Give an exact transcription of every line, dropping the images.

→ Material provided
______________________________

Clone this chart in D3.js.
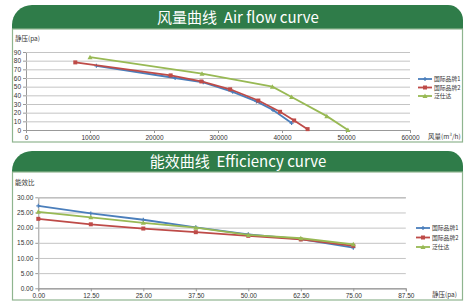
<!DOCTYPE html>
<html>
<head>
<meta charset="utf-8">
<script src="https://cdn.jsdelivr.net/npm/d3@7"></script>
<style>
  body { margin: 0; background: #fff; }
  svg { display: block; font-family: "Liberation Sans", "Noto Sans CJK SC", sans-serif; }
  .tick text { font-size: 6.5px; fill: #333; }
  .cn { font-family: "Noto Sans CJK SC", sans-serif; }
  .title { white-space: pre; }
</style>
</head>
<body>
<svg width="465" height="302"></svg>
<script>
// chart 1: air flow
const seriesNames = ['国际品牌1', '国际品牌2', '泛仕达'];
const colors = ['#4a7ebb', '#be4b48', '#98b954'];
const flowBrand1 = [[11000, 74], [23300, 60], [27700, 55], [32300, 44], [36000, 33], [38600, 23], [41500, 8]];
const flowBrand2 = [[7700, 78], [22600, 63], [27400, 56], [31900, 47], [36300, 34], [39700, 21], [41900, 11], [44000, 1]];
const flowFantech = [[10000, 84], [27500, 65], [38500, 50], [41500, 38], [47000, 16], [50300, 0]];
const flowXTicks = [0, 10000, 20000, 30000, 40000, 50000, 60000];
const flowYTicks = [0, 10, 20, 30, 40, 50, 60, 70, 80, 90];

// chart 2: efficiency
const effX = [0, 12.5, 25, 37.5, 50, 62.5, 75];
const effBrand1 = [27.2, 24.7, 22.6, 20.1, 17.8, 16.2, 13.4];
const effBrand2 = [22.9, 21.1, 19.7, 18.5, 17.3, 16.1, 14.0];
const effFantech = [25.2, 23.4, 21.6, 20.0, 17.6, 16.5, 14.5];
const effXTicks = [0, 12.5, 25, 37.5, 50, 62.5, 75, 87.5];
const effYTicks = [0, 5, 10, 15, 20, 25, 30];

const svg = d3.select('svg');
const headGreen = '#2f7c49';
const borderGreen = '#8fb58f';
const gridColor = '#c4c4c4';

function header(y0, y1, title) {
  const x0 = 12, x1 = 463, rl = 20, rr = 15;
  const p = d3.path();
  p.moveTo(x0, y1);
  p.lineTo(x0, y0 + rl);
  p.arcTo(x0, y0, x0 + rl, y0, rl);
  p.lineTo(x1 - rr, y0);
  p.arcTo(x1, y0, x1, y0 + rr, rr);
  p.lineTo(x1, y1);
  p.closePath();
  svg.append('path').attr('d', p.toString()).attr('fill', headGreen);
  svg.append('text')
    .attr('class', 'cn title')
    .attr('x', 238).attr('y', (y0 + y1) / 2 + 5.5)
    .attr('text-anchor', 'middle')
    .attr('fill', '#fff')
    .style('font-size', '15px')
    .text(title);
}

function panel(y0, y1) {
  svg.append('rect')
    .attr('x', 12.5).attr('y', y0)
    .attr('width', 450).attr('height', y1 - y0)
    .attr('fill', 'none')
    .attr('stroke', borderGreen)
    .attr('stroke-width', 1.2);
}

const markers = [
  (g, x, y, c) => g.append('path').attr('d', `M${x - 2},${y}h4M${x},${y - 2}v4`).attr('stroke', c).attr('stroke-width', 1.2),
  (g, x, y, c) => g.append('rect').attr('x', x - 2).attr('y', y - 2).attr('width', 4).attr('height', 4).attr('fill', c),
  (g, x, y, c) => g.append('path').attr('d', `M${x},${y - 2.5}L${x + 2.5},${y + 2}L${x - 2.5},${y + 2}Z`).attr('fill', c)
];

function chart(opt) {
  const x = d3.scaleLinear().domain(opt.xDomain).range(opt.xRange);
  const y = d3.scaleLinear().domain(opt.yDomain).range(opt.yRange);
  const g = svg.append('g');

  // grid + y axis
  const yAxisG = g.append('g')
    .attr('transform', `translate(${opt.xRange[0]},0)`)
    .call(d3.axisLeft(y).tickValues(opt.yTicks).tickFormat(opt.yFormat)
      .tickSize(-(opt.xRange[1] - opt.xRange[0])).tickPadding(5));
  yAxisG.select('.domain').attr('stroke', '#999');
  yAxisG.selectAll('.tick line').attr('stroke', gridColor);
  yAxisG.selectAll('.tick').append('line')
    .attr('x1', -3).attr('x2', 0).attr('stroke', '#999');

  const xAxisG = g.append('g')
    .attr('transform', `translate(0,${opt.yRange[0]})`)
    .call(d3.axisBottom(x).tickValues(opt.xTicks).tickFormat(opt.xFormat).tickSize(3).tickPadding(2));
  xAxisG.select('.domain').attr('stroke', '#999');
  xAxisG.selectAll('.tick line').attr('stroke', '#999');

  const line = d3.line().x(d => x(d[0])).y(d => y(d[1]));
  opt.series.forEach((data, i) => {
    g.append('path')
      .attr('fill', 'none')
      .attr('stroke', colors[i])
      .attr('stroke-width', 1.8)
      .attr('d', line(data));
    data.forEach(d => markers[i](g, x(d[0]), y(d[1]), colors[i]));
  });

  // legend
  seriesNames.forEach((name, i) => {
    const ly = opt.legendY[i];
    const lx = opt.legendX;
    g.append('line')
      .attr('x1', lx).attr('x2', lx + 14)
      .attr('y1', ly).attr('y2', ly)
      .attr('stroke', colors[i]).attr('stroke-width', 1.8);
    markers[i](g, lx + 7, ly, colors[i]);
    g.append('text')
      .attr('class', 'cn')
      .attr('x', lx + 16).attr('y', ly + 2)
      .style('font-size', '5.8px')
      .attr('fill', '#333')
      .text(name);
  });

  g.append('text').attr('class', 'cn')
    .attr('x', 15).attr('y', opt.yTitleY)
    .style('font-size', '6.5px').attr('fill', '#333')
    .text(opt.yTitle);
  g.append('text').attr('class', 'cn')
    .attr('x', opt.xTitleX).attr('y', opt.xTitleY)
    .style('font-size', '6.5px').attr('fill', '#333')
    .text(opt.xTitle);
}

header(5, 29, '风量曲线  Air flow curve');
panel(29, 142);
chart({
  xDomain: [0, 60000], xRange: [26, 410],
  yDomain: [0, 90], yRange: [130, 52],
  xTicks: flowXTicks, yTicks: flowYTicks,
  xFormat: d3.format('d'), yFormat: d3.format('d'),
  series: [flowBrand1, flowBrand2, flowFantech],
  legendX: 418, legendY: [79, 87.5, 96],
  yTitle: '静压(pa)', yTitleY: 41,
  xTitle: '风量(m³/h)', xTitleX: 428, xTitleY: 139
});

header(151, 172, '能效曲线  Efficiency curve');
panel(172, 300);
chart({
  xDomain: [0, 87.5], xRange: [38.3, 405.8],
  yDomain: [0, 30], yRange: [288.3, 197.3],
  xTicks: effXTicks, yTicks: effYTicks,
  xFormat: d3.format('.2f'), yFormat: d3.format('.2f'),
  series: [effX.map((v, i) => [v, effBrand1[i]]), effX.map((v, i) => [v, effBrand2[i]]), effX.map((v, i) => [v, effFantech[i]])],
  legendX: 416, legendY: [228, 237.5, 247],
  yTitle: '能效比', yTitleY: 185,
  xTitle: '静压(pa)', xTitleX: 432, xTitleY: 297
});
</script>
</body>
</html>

______________________________

→ Exercise solution
Clone this chart in D3.js.
<!DOCTYPE html>
<html>
<head>
<meta charset="utf-8">
<script src="https://cdn.jsdelivr.net/npm/d3@7"></script>
<style>
  body { margin: 0; background: #fff; }
  svg { display: block; font-family: "Liberation Sans", "Noto Sans CJK SC", sans-serif; }
  .tick text { font-size: 6.5px; fill: #333; }
  .cn { font-family: "Noto Sans CJK SC", sans-serif; }
  .title { white-space: pre; }
</style>
</head>
<body>
<svg width="465" height="302"></svg>
<script>
// chart 1: air flow
const seriesNames = ['国际品牌1', '国际品牌2', '泛仕达'];
const colors = ['#4a7ebb', '#be4b48', '#98b954'];
const flowBrand1 = [[11000, 74], [23300, 60], [27700, 55], [32300, 44], [36000, 33], [38600, 23], [41500, 8]];
const flowBrand2 = [[7700, 78], [22600, 63], [27400, 56], [31900, 47], [36300, 34], [39700, 21], [41900, 11], [44000, 1]];
const flowFantech = [[10000, 84], [27500, 65], [38500, 50], [41500, 38], [47000, 16], [50300, 0]];
const flowXTicks = [0, 10000, 20000, 30000, 40000, 50000, 60000];
const flowYTicks = [0, 10, 20, 30, 40, 50, 60, 70, 80, 90];

// chart 2: efficiency
const effX = [0, 12.5, 25, 37.5, 50, 62.5, 75];
const effBrand1 = [27.2, 24.7, 22.6, 20.1, 17.8, 16.2, 13.4];
const effBrand2 = [22.9, 21.1, 19.7, 18.5, 17.3, 16.1, 14.0];
const effFantech = [25.2, 23.4, 21.6, 20.0, 17.6, 16.5, 14.5];
const effXTicks = [0, 12.5, 25, 37.5, 50, 62.5, 75, 87.5];
const effYTicks = [0, 5, 10, 15, 20, 25, 30];

const svg = d3.select('svg');
const headGreen = '#2f7c49';
const borderGreen = '#8fb58f';
const gridColor = '#c4c4c4';

function header(y0, y1, title) {
  const x0 = 12, x1 = 463, rl = 20, rr = 15;
  const p = d3.path();
  p.moveTo(x0, y1);
  p.lineTo(x0, y0 + rl);
  p.arcTo(x0, y0, x0 + rl, y0, rl);
  p.lineTo(x1 - rr, y0);
  p.arcTo(x1, y0, x1, y0 + rr, rr);
  p.lineTo(x1, y1);
  p.closePath();
  svg.append('path').attr('d', p.toString()).attr('fill', headGreen);
  svg.append('text')
    .attr('class', 'cn title')
    .attr('x', 238).attr('y', (y0 + y1) / 2 + 5.5)
    .attr('text-anchor', 'middle')
    .attr('fill', '#fff')
    .style('font-size', '15px')
    .text(title);
}

function panel(y0, y1) {
  svg.append('rect')
    .attr('x', 12.5).attr('y', y0)
    .attr('width', 450).attr('height', y1 - y0)
    .attr('fill', 'none')
    .attr('stroke', borderGreen)
    .attr('stroke-width', 1.2);
}

const markers = [
  (g, x, y, c) => g.append('path').attr('d', `M${x - 2},${y}h4M${x},${y - 2}v4`).attr('stroke', c).attr('stroke-width', 1.2),
  (g, x, y, c) => g.append('rect').attr('x', x - 2).attr('y', y - 2).attr('width', 4).attr('height', 4).attr('fill', c),
  (g, x, y, c) => g.append('path').attr('d', `M${x},${y - 2.5}L${x + 2.5},${y + 2}L${x - 2.5},${y + 2}Z`).attr('fill', c)
];

function chart(opt) {
  const x = d3.scaleLinear().domain(opt.xDomain).range(opt.xRange);
  const y = d3.scaleLinear().domain(opt.yDomain).range(opt.yRange);
  const g = svg.append('g');

  // grid + y axis
  const yAxisG = g.append('g')
    .attr('transform', `translate(${opt.xRange[0]},0)`)
    .call(d3.axisLeft(y).tickValues(opt.yTicks).tickFormat(opt.yFormat)
      .tickSize(-(opt.xRange[1] - opt.xRange[0])).tickPadding(5));
  yAxisG.select('.domain').attr('stroke', '#999');
  yAxisG.selectAll('.tick line').attr('stroke', gridColor);
  yAxisG.selectAll('.tick').append('line')
    .attr('x1', -3).attr('x2', 0).attr('stroke', '#999');

  const xAxisG = g.append('g')
    .attr('transform', `translate(0,${opt.yRange[0]})`)
    .call(d3.axisBottom(x).tickValues(opt.xTicks).tickFormat(opt.xFormat).tickSize(3).tickPadding(2));
  xAxisG.select('.domain').attr('stroke', '#999');
  xAxisG.selectAll('.tick line').attr('stroke', '#999');

  const line = d3.line().x(d => x(d[0])).y(d => y(d[1]));
  opt.series.forEach((data, i) => {
    g.append('path')
      .attr('fill', 'none')
      .attr('stroke', colors[i])
      .attr('stroke-width', 1.8)
      .attr('d', line(data));
    data.forEach(d => markers[i](g, x(d[0]), y(d[1]), colors[i]));
  });

  // legend
  seriesNames.forEach((name, i) => {
    const ly = opt.legendY[i];
    const lx = opt.legendX;
    g.append('line')
      .attr('x1', lx).attr('x2', lx + 14)
      .attr('y1', ly).attr('y2', ly)
      .attr('stroke', colors[i]).attr('stroke-width', 1.8);
    markers[i](g, lx + 7, ly, colors[i]);
    g.append('text')
      .attr('class', 'cn')
      .attr('x', lx + 16).attr('y', ly + 2)
      .style('font-size', '5.8px')
      .attr('fill', '#333')
      .text(name);
  });

  g.append('text').attr('class', 'cn')
    .attr('x', 15).attr('y', opt.yTitleY)
    .style('font-size', '6.5px').attr('fill', '#333')
    .text(opt.yTitle);
  g.append('text').attr('class', 'cn')
    .attr('x', opt.xTitleX).attr('y', opt.xTitleY)
    .style('font-size', '6.5px').attr('fill', '#333')
    .text(opt.xTitle);
}

header(5, 29, '风量曲线  Air flow curve');
panel(29, 142);
chart({
  xDomain: [0, 60000], xRange: [26, 410],
  yDomain: [0, 90], yRange: [130, 52],
  xTicks: flowXTicks, yTicks: flowYTicks,
  xFormat: d3.format('d'), yFormat: d3.format('d'),
  series: [flowBrand1, flowBrand2, flowFantech],
  legendX: 418, legendY: [79, 87.5, 96],
  yTitle: '静压(pa)', yTitleY: 41,
  xTitle: '风量(m³/h)', xTitleX: 428, xTitleY: 139
});

header(151, 172, '能效曲线  Efficiency curve');
panel(172, 300);
chart({
  xDomain: [0, 87.5], xRange: [38.3, 405.8],
  yDomain: [0, 30], yRange: [288.3, 197.3],
  xTicks: effXTicks, yTicks: effYTicks,
  xFormat: d3.format('.2f'), yFormat: d3.format('.2f'),
  series: [effX.map((v, i) => [v, effBrand1[i]]), effX.map((v, i) => [v, effBrand2[i]]), effX.map((v, i) => [v, effFantech[i]])],
  legendX: 416, legendY: [228, 237.5, 247],
  yTitle: '能效比', yTitleY: 185,
  xTitle: '静压(pa)', xTitleX: 432, xTitleY: 297
});
</script>
</body>
</html>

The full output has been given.